It’s Tuesday.
Gone is the ambition of Monday. Friday seems so far away.
Tuesday is on the way to somewhere and it hasn’t arrived yet.
My Tuesday home is surrounded by laundry. It’s kitchen has served shifts of breakfasts, snacks, lunches and dinner and it begs to be cleaned. In the living room, legos and trains threaten to break the delicate skin of your foot. Within its walls, there are falls, squabbles, spills and thrills – small ones, mind you. You can miss them if you’re not careful. If you’re wishing the Tuesdays away.
For sure, there is beauty in my new life at home with three precious littles ages three and under. Still, most days are spent surviving, not in admiration or exaltation. Girlfriend, I have dreams for my life, places to travel to, ideas of how our family can serve more or how to raise beautiful souls. But here is the deal, my real life reality. Most of my days are spent pulling apart fights and lugging around laundry baskets. Wondering what to feed hungry mouths or how to carry three bodies with two hands. Nights are spent feeding, comforting and negotiating. The Tuesdays are long.
Am I the only one who comes down with Sunday night blues? After relationally rich weekends and meaningful conversations, I fall hard. That’s because I am really struggling to sit in a whole week of Tuesdays. Make that a whole season of wash-dry-fold-repeat ordinary days. Come Sunday night, the ongoing same-old same-old is terrifying. Isn’t there more to life than this?
I was rocking a carseat with one foot yesterday, when the embossed foil lettering on Emily Freeman’s new book Simply Tuesday lured me in. It’s not a book just for mamas. “Real life happens in the small moments we find on the most ordinary day of the week. Tuesday holds secrets we can’t see in a hurry” she writes.

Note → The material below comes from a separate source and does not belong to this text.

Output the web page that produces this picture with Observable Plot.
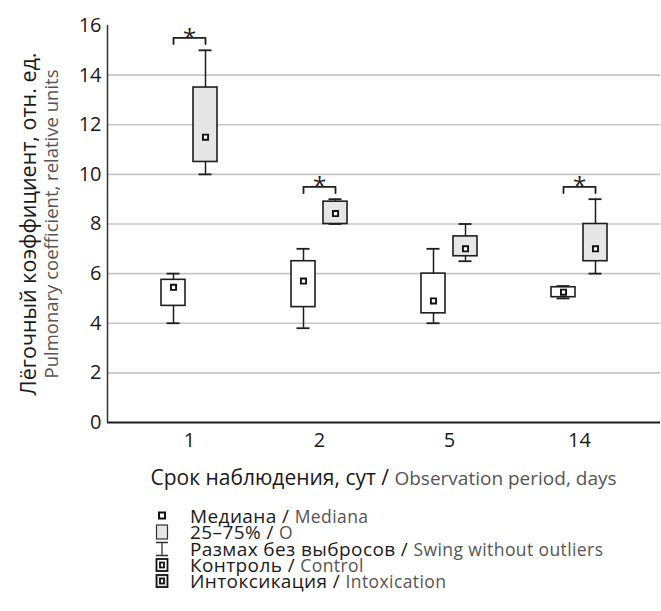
<!DOCTYPE html>
<html><head><meta charset="utf-8">
<script src="https://cdn.jsdelivr.net/npm/d3@7"></script>
<script src="https://cdn.jsdelivr.net/npm/@observablehq/plot@0.6"></script>
<style>
body{margin:0;background:#fff;font-family:"Open Sans",sans-serif;}
#wrap{position:relative;width:661px;height:611px;background:#fff;}
#xtitle{position:absolute;left:107px;width:553px;top:464px;text-align:center;white-space:pre;line-height:26px;}
.blk{color:#1a1a1a;font-size:21px;white-space:pre;}
.gry{color:#555;font-size:19px;white-space:pre;}
#legend{position:absolute;left:150px;top:508px;}
.row{display:flex;align-items:center;height:16.3px;white-space:pre;line-height:16px;letter-spacing:0.4px;}
.row svg{width:40px;height:16px;flex:none;}
.row .blk{font-size:19px;}
.row .gry{font-size:17.5px;}
</style></head>
<body><div id="wrap"><div id="chart"></div>
<div id="xtitle"></div>
<div id="legend"></div></div>
<script>
// ---- data ----
const days = ["1", "2", "5", "14"];
const groups = ["Контроль", "Интоксикация"];
const ctrlMin = [4.0, 3.8, 4.0, 5.0];
const ctrlQ1  = [4.7, 4.65, 4.4, 5.05];
const ctrlMed = [5.45, 5.7, 4.9, 5.25];
const ctrlQ3  = [5.75, 6.5, 6.0, 5.45];
const ctrlMax = [6.0, 7.0, 7.0, 5.5];
const intMin  = [10.0, 8.0, 6.5, 6.0];
const intQ1   = [10.5, 8.0, 6.7, 6.5];
const intMed  = [11.5, 8.42, 7.0, 7.0];
const intQ3   = [13.5, 8.9, 7.5, 8.0];
const intMax  = [15.0, 9.0, 8.0, 9.0];
const significant = [true, true, false, true];
const yTicks = [0, 2, 4, 6, 8, 10, 12, 14, 16];
const gridTicks = [2, 4, 6, 8, 10, 12, 14];
const yTitleRu = "Лёгочный коэффициент, отн. ед.";
const yTitleEn = "Pulmonary coefficient, relative units";
const xTitleRu = "Срок наблюдения, сут / ";
const xTitleEn = "Observation period, days";
const legendRu = ["Медиана / ", "25–75% / ", "Размах без выбросов / ", "Контроль / ", "Интоксикация / "];
const legendEn = ["Mediana", "O", "Swing without outliers", "Control", "Intoxication"];

// ---- layout constants (pixels → index units, one day step ≈ 130px) ----
const step = 130;
const xDomain = [-82 / step, 3 + 81 / step];
const off = 16 / step, hw = 12 / step, cap = 6.5 / step;

const rows = days.flatMap((d, i) => [
  {day: d, i, group: groups[0], pos: i - off, min: ctrlMin[i], q1: ctrlQ1[i], med: ctrlMed[i], q3: ctrlQ3[i], max: ctrlMax[i]},
  {day: d, i, group: groups[1], pos: i + off, min: intMin[i], q1: intQ1[i], med: intMed[i], q3: intQ3[i], max: intMax[i]}
]);
const sig = days.map((d, i) => ({day: d, i, x1: i - off, x2: i + off, y: intMax[i] + 0.5})).filter(d => significant[d.i]);
const bracketPts = sig.flatMap(s => [
  {day: s.day, x: s.x1, y: s.y - 0.25},
  {day: s.day, x: s.x1, y: s.y},
  {day: s.day, x: s.x2, y: s.y},
  {day: s.day, x: s.x2, y: s.y - 0.25}
]);

const ink = "#1e1e1e";
const chart = Plot.plot({
  width: 661, height: 460,
  marginLeft: 107, marginRight: 1, marginTop: 25, marginBottom: 38,
  x: {type: "linear", domain: xDomain},
  y: {domain: [0, 16]},
  style: {fontFamily: "'Open Sans', sans-serif", fontSize: "20px", color: "#1a1a1a", background: "#fff", overflow: "visible"},
  marks: [
    Plot.ruleY(gridTicks, {stroke: "#c6c6c6", strokeWidth: 1.6}),
    Plot.ruleX([xDomain[0]], {y1: 0, y2: 16, stroke: "#333", strokeWidth: 1.5}),
    Plot.ruleY([0], {stroke: ink, strokeWidth: 2}),
    Plot.axisY({ticks: yTicks, tickSize: 0, tickPadding: 6, fontSize: 20, label: null}),
    Plot.axisX({ticks: [0, 1, 2, 3], tickFormat: i => days[i], tickSize: 0, tickPadding: 10, fontSize: 20, label: null}),
    Plot.ruleX(rows, {x: "pos", y1: "min", y2: "max", stroke: ink, strokeWidth: 1.5}),
    Plot.ruleY(rows, {y: "max", x1: d => d.pos - cap, x2: d => d.pos + cap, stroke: ink, strokeWidth: 1.8}),
    Plot.ruleY(rows, {y: "min", x1: d => d.pos - cap, x2: d => d.pos + cap, stroke: ink, strokeWidth: 1.8}),
    Plot.rect(rows.filter(d => d.group === groups[0]), {x1: d => d.pos - hw, x2: d => d.pos + hw, y1: "q1", y2: "q3", fill: "#fff", stroke: ink, strokeWidth: 1.6}),
    Plot.rect(rows.filter(d => d.group === groups[1]), {x1: d => d.pos - hw, x2: d => d.pos + hw, y1: "q1", y2: "q3", fill: "#e6e6e6", stroke: ink, strokeWidth: 1.6}),
    Plot.dot(rows, {x: "pos", y: "med", symbol: "square", r: 2.9, fill: "#fff", stroke: "#111", strokeWidth: 1.9}),
    Plot.line(bracketPts, {x: "x", y: "y", z: "day", stroke: ink, strokeWidth: 1.8}),
    Plot.text(sig, {x: d => (d.x1 + d.x2) / 2, y: "y", text: () => "*", fontSize: 24, dy: 0, fill: ink}),
    Plot.text([yTitleRu], {frameAnchor: "left", text: d => d, rotate: -90, dx: -78, textAnchor: "middle", fontSize: 21.5, fill: "#1a1a1a"}),
    Plot.text([yTitleEn], {frameAnchor: "left", text: d => d, rotate: -90, dx: -55, textAnchor: "middle", fontSize: 18.5, fill: "#555"})
  ]
});
document.getElementById("chart").appendChild(chart);

document.getElementById("xtitle").innerHTML =
  `<span class="blk">${xTitleRu}</span><span class="gry">${xTitleEn}</span>`;

const icons = [
  `<rect x="4" y="4.5" width="6" height="6" fill="#fff" stroke="#111" stroke-width="2"/>`,
  `<rect x="1.5" y="1" width="11" height="14" fill="#e6e6e6" stroke="#333" stroke-width="1.2"/>`,
  `<path d="M1,1.5H13M7,1.5V14.5M1,14.5H13" fill="none" stroke="#333" stroke-width="1.3"/>`,
  `<rect x="1.5" y="2" width="11" height="12" fill="#fff" stroke="#111" stroke-width="1.8"/><rect x="5" y="5.5" width="4" height="5" fill="#fff" stroke="#111" stroke-width="1.8"/>`,
  `<rect x="1.5" y="2" width="11" height="12" fill="#e6e6e6" stroke="#111" stroke-width="1.8"/><rect x="5" y="5.5" width="4" height="5" fill="#fff" stroke="#111" stroke-width="1.8"/>`
];
document.getElementById("legend").innerHTML = legendRu.map((t, k) =>
  `<div class="row"><svg viewBox="-5 0 40 16">${icons[k]}</svg><span class="blk">${t}</span><span class="gry">${legendEn[k]}</span></div>`
).join("");
</script></body></html>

I loved how Emily jots down “these are the days of…” at the top of her journals. My today’s entry would read:
These are the days of…
Tiny fingerprints on windows and stained shirts
Cups spilled again, floors swept again
Pacifier weaning, diaper changes and night feedings
Toddler stand-offs and newborn spit-ups
Self-sacrifice and sleep-deprivation
And what if we saw the small moments in life as reminders of something far greater than ourselves? What if the most meaningful parts of life are found in the journey to reach the end goal? What breath-taking things could I see if I wasn’t caught up in pursuing Wednesday?
These are also the days of..
Tuesday living room dance parties and magical snow picnics
Hand holding, tight hugs and sitting in laps
First jokes and unrestrained laughter from the gut
A shameless existence and exuberance for life
First prayers and learning to share
Freeman is right. Far away from the Instaglam, life is lived.
Life is found in the small, often utterly unglamorous moments of my Tuesday home.